Há elementos absurdos na vida de Kamel Daoud, escritor argelino cujo romance de estreia gerou calorosas resenhas internacionais, honras literárias e então, subitamente, pedidos de sua execução pública.
Seu livro, "Meursault, Counter-Investigation" [Meursault, contrainvestigação] é uma retomada do clássico "O Estrangeiro", de Albert Camus, na qual Daoud dá voz ao irmão do árabe anônimo que é assassinado a tiros em Argel.
O romance de Camus lançado em 1942, que explora o absurdo e a falta de sentido da vida, teve grande influência sobre Daoud, que agora está lidando pessoalmente com uma realidade grotesca: uma fatwa, ou sentença de morte, emitida por um imã salafista da Argélia.
Ninguém foi detido por envolvimento nessa ameaça de morte, que veio à tona em 16 de dezembro.
Todavia, ela provocou um debate na Argélia sobre a legitimidade de um imã sem instrução emitir uma fatwa. Não está claro se a ameaça foi causada pelas aparições de Daoud na televisão ou pelo personagem de seu romance, que repreende um imã de bairro. "Eu continuo sem proteção", disse Daoud, 44, que se refugiou em sua casa em Orã, a segunda maior cidade da Argélia. "É uma estratégia para me forçar a ir para o exílio e para manipular a opinião pública com velhos fantasmas da década de 1990 e lembranças da guerra civil no país."
Os leitores reagiram. A Barzakh Editions, que publica os livros de Daoud na Argélia, teve o estoque de suas obras esgotado e está imprimindo mais exemplares. Direitos de publicação foram vendidos em 13 países, incluindo China e Turquia. Em novembro, o romance de Daoud quase ganhou o prêmio Goncourt, a maior honra literária da França para ficção no idioma francês. Isso levou a aparições do autor na TV francesa, inclusive uma na qual Daoud observou que "religião é uma questão vital no mundo árabe" e que "precisamos refletir sobre isso para avançar".
Logo em seguida, a condenação foi lançada por Abdelfatah Hamadache, islamista radical à frente de um obscuro grupo salafista, a Frente do Despertar Islâmico. Rotulando Daoud como "inimigo da religião", ele conclamou o Estado argelino a impor a execução pública de Daoud devido "à guerra que ele está empreendendo contra Deus e o profeta".

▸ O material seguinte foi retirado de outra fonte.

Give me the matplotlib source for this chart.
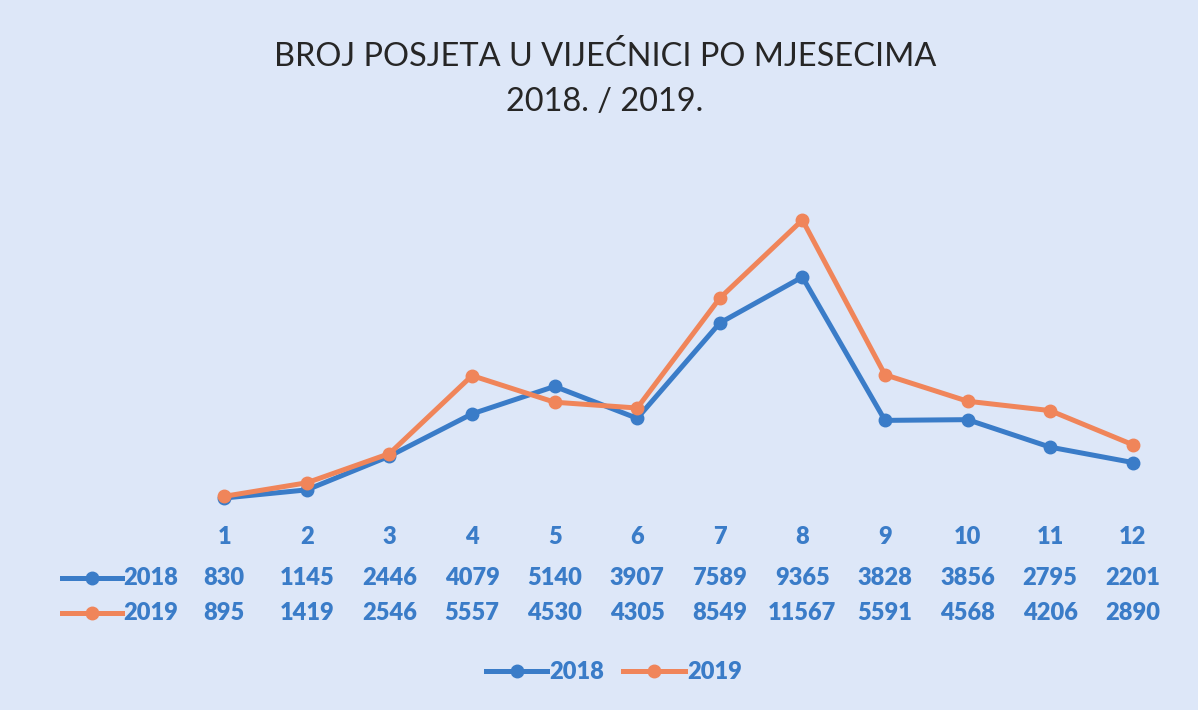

Daoud disse estar acostumado com insultos, pois escreve sobre assuntos como a corrupção do governo em suas colunas para o jornal "Le Quotidien d'Oran". No entanto, ele afirmou que essa foi a primeira ameaça de morte que já recebeu. Sofiane Hadjadj, editor de Daoud, disse que críticos estão enfocando o final do livro, no qual o irmão do árabe assassinado repreende um imã por desperdiçar seu tempo em uma discussão sobre Deus. O que o debate atual não leva em conta é que Daoud desenvolveu sua ideia de dar vida ao personagem árabe anônimo do livro de Camus. No romance de Daoud, o irmão da vítima, já com mais de 70 anos, conta sua versão do "segundo personagem mais importante" no crime, "que não tem nome, nem rosto, nem palavras".